If Dinklage sounded less like bored-Dinklage and more like the computer in Wargames, we might not be having this conversation about wizards, moons and practically studied disinterest.
Carmina Burana wants its musical tropes back
Raise your hand if you’re as tired as I am of composers (in games or films) ripping off Carmina Burana‘s “O Fortuna” anytime they want to establish gravitas.
Some of the game’s music taken by itself is wonderful (I love the choral dissonances of the background music that plays while you’re in orbit, for instance), but marrying arcane-sounding lyrics and ethereal chanting/singing to climactic events for the umpteenth time is now the enemy. (As is not letting you turn the music down or off.)
It feels an awful lot like Halo
The way your health meter replenishes (and the sound it makes as it does), the fast-beeping klaxon that triggers when you’re down to a single health bar, the floating power jumps, the constant chatter of an A.I. companion you have to “deploy” to hack alien computers, the wave upon wave of enemies that storm from drop ships — Halo‘s fingerprints are all over this thing.

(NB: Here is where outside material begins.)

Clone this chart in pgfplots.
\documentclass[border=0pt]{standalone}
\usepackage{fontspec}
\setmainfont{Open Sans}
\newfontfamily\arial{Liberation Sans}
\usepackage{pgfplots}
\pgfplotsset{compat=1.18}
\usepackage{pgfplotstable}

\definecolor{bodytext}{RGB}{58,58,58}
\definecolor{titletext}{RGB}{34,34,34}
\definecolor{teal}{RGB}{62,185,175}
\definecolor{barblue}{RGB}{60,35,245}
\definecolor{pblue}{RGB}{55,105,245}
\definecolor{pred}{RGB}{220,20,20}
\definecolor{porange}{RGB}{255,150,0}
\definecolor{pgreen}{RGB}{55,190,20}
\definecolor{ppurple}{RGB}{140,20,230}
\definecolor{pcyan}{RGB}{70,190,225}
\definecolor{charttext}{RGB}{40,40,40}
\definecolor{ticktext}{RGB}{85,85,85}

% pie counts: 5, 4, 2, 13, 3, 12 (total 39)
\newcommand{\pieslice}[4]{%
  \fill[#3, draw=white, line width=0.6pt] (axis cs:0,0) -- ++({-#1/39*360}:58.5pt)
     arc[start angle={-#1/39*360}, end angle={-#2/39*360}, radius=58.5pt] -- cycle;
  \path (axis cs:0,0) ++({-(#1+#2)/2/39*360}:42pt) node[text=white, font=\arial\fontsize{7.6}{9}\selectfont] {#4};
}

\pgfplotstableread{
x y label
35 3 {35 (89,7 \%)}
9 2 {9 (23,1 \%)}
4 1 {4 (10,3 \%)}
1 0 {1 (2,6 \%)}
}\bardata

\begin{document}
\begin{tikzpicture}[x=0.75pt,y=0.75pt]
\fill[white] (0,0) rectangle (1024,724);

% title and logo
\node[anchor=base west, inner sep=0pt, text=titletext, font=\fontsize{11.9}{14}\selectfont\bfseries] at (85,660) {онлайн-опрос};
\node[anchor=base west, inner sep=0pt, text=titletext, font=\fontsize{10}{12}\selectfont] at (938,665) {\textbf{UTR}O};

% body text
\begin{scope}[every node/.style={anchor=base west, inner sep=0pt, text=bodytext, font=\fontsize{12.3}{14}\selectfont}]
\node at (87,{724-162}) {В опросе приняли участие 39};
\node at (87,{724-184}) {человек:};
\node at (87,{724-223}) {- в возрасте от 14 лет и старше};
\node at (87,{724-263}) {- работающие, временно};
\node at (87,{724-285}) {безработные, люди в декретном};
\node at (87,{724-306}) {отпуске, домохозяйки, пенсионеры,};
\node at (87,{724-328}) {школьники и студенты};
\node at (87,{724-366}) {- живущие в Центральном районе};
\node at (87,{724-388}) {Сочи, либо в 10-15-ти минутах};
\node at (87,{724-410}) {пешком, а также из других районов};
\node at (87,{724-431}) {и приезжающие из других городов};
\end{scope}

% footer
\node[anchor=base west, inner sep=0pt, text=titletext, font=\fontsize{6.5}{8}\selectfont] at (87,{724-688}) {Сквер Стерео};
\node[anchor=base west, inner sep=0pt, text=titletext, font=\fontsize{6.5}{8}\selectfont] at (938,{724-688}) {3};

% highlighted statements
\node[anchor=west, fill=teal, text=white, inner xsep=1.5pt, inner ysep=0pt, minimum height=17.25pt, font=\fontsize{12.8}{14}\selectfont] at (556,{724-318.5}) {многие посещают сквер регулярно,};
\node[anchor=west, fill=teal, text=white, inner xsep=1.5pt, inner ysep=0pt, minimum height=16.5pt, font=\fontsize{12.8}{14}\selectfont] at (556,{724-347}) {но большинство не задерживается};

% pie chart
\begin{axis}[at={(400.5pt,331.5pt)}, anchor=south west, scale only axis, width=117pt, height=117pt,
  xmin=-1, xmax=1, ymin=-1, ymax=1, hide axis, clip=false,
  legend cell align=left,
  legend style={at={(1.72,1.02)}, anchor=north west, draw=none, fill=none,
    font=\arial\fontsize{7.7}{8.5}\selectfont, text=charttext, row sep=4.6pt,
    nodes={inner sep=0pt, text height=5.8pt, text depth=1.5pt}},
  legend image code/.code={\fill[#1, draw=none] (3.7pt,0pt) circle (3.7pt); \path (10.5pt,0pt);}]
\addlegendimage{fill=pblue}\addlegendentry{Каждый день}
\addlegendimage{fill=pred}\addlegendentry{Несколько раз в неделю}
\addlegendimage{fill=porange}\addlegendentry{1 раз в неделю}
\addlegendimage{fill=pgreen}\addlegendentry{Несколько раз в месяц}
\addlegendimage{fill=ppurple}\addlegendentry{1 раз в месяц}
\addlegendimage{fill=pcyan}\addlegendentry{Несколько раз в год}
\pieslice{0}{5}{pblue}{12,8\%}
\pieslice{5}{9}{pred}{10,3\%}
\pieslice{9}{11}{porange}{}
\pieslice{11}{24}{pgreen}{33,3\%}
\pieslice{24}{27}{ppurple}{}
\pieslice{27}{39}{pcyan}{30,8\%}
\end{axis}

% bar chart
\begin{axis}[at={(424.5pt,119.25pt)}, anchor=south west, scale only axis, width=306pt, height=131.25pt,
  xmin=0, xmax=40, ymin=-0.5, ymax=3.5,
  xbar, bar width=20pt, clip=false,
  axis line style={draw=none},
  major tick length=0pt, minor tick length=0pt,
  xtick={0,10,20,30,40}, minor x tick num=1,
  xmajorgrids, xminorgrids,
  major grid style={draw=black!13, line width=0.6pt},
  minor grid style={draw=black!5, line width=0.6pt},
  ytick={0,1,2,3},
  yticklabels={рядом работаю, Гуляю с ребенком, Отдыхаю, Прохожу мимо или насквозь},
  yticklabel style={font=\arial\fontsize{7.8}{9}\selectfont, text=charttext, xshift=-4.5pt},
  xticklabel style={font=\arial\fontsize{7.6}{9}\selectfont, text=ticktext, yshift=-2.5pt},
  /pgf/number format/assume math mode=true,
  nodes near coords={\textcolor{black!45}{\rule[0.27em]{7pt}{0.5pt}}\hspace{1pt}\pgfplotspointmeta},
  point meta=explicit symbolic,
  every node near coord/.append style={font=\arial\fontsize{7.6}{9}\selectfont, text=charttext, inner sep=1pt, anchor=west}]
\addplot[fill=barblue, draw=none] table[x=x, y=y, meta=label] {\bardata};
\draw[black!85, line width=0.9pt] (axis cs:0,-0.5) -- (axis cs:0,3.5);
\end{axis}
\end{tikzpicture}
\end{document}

What’s wrong with a no-frills Halo and even better-finessed cooperative play? Nothing. Unless you’re burned out on Halo, because Destiny is strictly Bungie furiously tweaking and polishing a 13-year-old template, not subverting the genre, and certainly not tapping into whatever John Romero means (assuming he has the faintest idea what he’s talking about) when he says first-person shooters have “barely scratched the surface.”
Every mission is the same mission
Drop onto a planet’s surface, run down linear overland paths or underground corridors while taking out popup bad guys, deploy your tagalong robot at stations while fending off waves of more popup bad guys, then battle a boss. I’m not exaggerating: that’s every story mission in Destiny.

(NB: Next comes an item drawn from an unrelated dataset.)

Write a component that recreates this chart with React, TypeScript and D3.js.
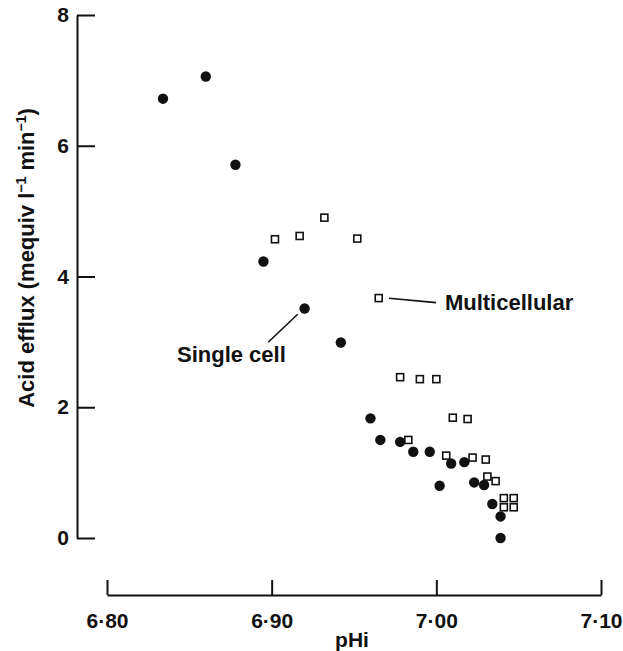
import { useEffect, useRef } from "react";
import * as d3 from "d3";

// single cell (filled circles)
const singleCellPH = [
  6.834, 6.86, 6.878, 6.895, 6.92, 6.942, 6.96, 6.966, 6.978, 6.986, 6.996,
  7.002, 7.009, 7.017, 7.023, 7.029, 7.034, 7.039, 7.039,
];
const singleCellEfflux = [
  6.72, 7.06, 5.71, 4.23, 3.51, 2.99, 1.83, 1.5, 1.47, 1.32, 1.32, 0.8, 1.14,
  1.16, 0.85, 0.81, 0.52, 0.33, 0.0,
];

// multicellular (open squares)
const multiPH = [
  6.902, 6.917, 6.932, 6.952, 6.965, 6.978, 6.99, 7.0, 7.01, 7.019, 6.983,
  7.006, 7.022, 7.03, 7.031, 7.036, 7.041, 7.047, 7.041, 7.047,
];
const multiEfflux = [
  4.57, 4.62, 4.9, 4.58, 3.67, 2.46, 2.43, 2.43, 1.84, 1.82, 1.5, 1.26, 1.23,
  1.2, 0.94, 0.87, 0.61, 0.61, 0.47, 0.47,
];

const xTicks = [6.8, 6.9, 7.0, 7.1];
const xTickLabels = ["6·80", "6·90", "7·00", "7·10"];
const yTicks = [0, 2, 4, 6, 8];

export default function App() {
  const svgRef = useRef<SVGSVGElement>(null);

  useEffect(() => {
    const width = 623;
    const height = 651;
    const font = "'Liberation Sans', Arial, sans-serif";

    const svg = d3.select(svgRef.current);
    svg.selectAll("*").remove();
    svg.attr("viewBox", `0 0 ${width} ${height}`);

    const x = d3.scaleLinear().domain([6.8, 7.1]).range([107, 601]);
    const y = d3.scaleLinear().domain([0, 8]).range([538, 15]);

    // y axis, ticks pointing inward, detached from x axis
    const yAxis = svg
      .append("g")
      .attr("transform", "translate(77,0)")
      .call(
        d3
          .axisLeft(y)
          .tickValues(yTicks)
          .tickSizeInner(-18)
          .tickSizeOuter(0)
          .tickPadding(8)
          .tickFormat(d3.format("d"))
      );

    // x axis, ticks pointing up
    const xAxis = svg
      .append("g")
      .attr("transform", "translate(0,595)")
      .call(
        d3
          .axisBottom(x)
          .tickValues(xTicks)
          .tickSizeInner(-15)
          .tickSizeOuter(0)
          .tickPadding(18)
          .tickFormat((d, i) => xTickLabels[i])
      );

    [yAxis, xAxis].forEach((g) => {
      g.select(".domain").attr("stroke", "#111").attr("stroke-width", 2);
      g.selectAll(".tick line").attr("stroke", "#111").attr("stroke-width", 2);
      g.selectAll(".tick text")
        .attr("fill", "#111")
        .style("font-family", font)
        .style("font-size", "21px")
        .style("font-weight", "bold");
    });

    // axis titles
    svg
      .append("text")
      .attr("x", 352)
      .attr("y", 647)
      .attr("text-anchor", "middle")
      .style("font-family", font)
      .style("font-size", "21px")
      .style("font-weight", "bold")
      .attr("fill", "#111")
      .text("pHi");

    const yTitle = svg
      .append("text")
      .attr("transform", "translate(34,258) rotate(-90)")
      .attr("text-anchor", "middle")
      .style("font-family", font)
      .style("font-size", "22px")
      .style("font-weight", "bold")
      .attr("fill", "#111");
    yTitle.append("tspan").text("Acid efflux (mequiv l");
    yTitle.append("tspan").attr("dy", -8).style("font-size", "14px").text("−1");
    yTitle.append("tspan").attr("dy", 8).text(" min");
    yTitle.append("tspan").attr("dy", -8).style("font-size", "14px").text("−1");
    yTitle.append("tspan").attr("dy", 8).text(")");

    // multicellular squares
    const multi = multiPH.map((ph, i) => ({ ph, v: multiEfflux[i] }));
    const side = 7;
    svg
      .append("g")
      .selectAll("rect")
      .data(multi)
      .join("rect")
      .attr("x", (d) => x(d.ph) - side / 2)
      .attr("y", (d) => y(d.v) - side / 2)
      .attr("width", side)
      .attr("height", side)
      .attr("fill", "#fff")
      .attr("stroke", "#111")
      .attr("stroke-width", 1.6);

    // single cell circles
    const single = singleCellPH.map((ph, i) => ({ ph, v: singleCellEfflux[i] }));
    svg
      .append("g")
      .selectAll("circle")
      .data(single)
      .join("circle")
      .attr("cx", (d) => x(d.ph))
      .attr("cy", (d) => y(d.v))
      .attr("r", 5.2)
      .attr("fill", "#111");

    // annotations
    svg
      .append("line")
      .attr("x1", x(6.9713))
      .attr("y1", y(3.668))
      .attr("x2", x(6.9998))
      .attr("y2", y(3.601))
      .attr("stroke", "#111")
      .attr("stroke-width", 1.6);
    svg
      .append("text")
      .attr("x", x(7.0052))
      .attr("y", y(3.48))
      .style("font-family", font)
      .style("font-size", "22px")
      .style("font-weight", "bold")
      .attr("fill", "#111")
      .text("Multicellular");

    svg
      .append("line")
      .attr("x1", x(6.8979))
      .attr("y1", y(2.994))
      .attr("x2", x(6.9158))
      .attr("y2", y(3.422))
      .attr("stroke", "#111")
      .attr("stroke-width", 1.6);
    svg
      .append("text")
      .attr("x", x(6.8425))
      .attr("y", y(2.69))
      .style("font-family", font)
      .style("font-size", "22px")
      .style("font-weight", "bold")
      .attr("fill", "#111")
      .text("Single cell");
  }, []);

  return (
    <svg
      ref={svgRef}
      width={623}
      height={651}
      style={{ position: "absolute", left: 0, top: 0, background: "#fff" }}
    />
  );
}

I’m not saying I didn’t enjoy the execution, given how well-rounded everything else feels, but know that Destiny basically has one story-based mission that it trots out ad nauseam.

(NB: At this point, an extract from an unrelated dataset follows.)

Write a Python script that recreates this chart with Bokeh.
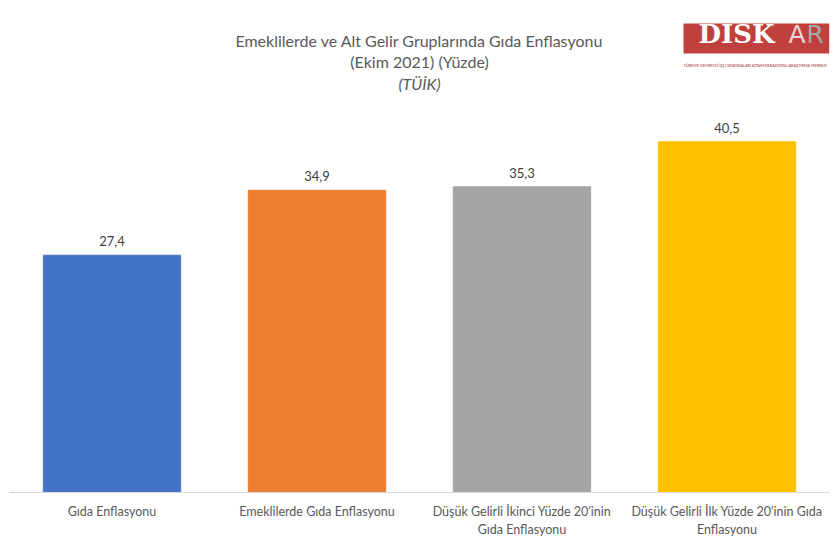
from bokeh.plotting import figure
from bokeh.models import ColumnDataSource, Range1d, Label, BoxAnnotation
from bokeh.core.properties import value
from bokeh.embed import file_html
from bokeh.resources import INLINE

categories = ["Gıda Enflasyonu", "Emeklilerde Gıda Enflasyonu",
              "Düşük Gelirli İkinci Yüzde 20'inin\nGıda Enflasyonu",
              "Düşük Gelirli İlk Yüzde 20'inin Gıda\nEnflasyonu"]
values = [27.4, 34.9, 35.3, 40.5]
labels = ["27,4", "34,9", "35,3", "40,5"]
colors = ["#4472c4", "#ed7d31", "#a5a5a5", "#ffc000"]

title_lines = ["Emeklilerde ve Alt Gelir Gruplarında Gıda Enflasyonu",
               "(Ekim 2021) (Yüzde)", "(TÜİK)"]

FONT = "Lato"

src = ColumnDataSource(dict(cat=categories, val=values, lab=labels, col=colors))

p = figure(x_range=categories, y_range=Range1d(0, 55.9), width=832, height=552,
           output_backend="svg", toolbar_location=None,
           min_border_left=9, min_border_right=3, min_border_top=8, min_border_bottom=60)
p.outline_line_color = None
p.background_fill_color = "white"
p.border_fill_color = "white"

p.vbar(x="cat", top="val", width=0.67, color="col", source=src)
p.text(x="cat", y="val", text="lab", source=src, text_align="center",
       text_baseline="bottom", y_offset=-9, text_font=value(FONT),
       text_font_size="13px", text_color="#404040")

p.yaxis.visible = False
p.xgrid.visible = False
p.ygrid.visible = False
p.xaxis.axis_line_color = "#d9d9d9"
p.xaxis.major_tick_line_color = None
p.xaxis.minor_tick_line_color = None
p.xaxis.major_label_text_font = FONT
p.xaxis.major_label_text_font_size = "12.5px"
p.xaxis.major_label_text_color = "#595959"
p.xaxis.major_label_standoff = 5
p.x_range.range_padding = 0

# titles (screen units relative to the plot frame, y upward)
for txt, y, style in zip(title_lines, [452, 431, 409], ["normal", "normal", "italic"]):
    p.add_layout(Label(x=410, y=y, x_units="screen", y_units="screen", text=txt,
                       text_align="center", text_baseline="middle",
                       text_font=FONT, text_font_size="16px", text_font_style=style,
                       text_color="#595959"))

# logo
p.add_layout(BoxAnnotation(left=674, right=820, top=469, bottom=439,
                           left_units="screen", right_units="screen",
                           top_units="screen", bottom_units="screen",
                           fill_color="#c0403d", fill_alpha=1, line_color=None))
p.add_layout(Label(x=689, y=444, x_units="screen", y_units="screen", text="DİSK",
                   text_font="DejaVu Serif", text_font_style="bold", text_font_size="26px",
                   text_color="white"))
p.add_layout(Label(x=779, y=444, x_units="screen", y_units="screen", text="A",
                   text_font="DejaVu Sans", text_font_size="25px", text_color="#f2d6d6"))
p.add_layout(Label(x=797, y=444, x_units="screen", y_units="screen", text="R",
                   text_font="DejaVu Sans", text_font_size="25px", text_color="#a8a8a8"))
p.add_layout(Label(x=674, y=425, x_units="screen", y_units="screen",
                   text="TÜRKİYE DEVRİMCİ İŞÇİ SENDİKALARI KONFEDERASYONU ARAŞTIRMA MERKEZİ",
                   text_font=FONT, text_font_size="3.8px", text_color="#a03030"))

open("out.html", "w").write(file_html(p, INLINE))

Where’s random matchmaking for story missions?
Every story mission in Destiny is hypothetically cooperative, but only the Strikes (abnormally difficult boss-surrounded-by-battalions takedown missions) grab other players at random. If you want to play story missions cooperatively, you can, but you have to manually invite friends or pull up your friends list and bother nearby strangers.
It’s sometimes hard to play tactically in first-person scrums
Destiny‘s environments are busy environments. They look terrific, but they’re also overflowing with nuanced geometry in the way of irregular crevices and protrusions, especially underground. It’s easy in cramped confines crosscut by one-shot-kill energy bolts to get stuck on objects, because there’s no depth awareness when everything’s squashed into a hybrid 3D-over-2D plane.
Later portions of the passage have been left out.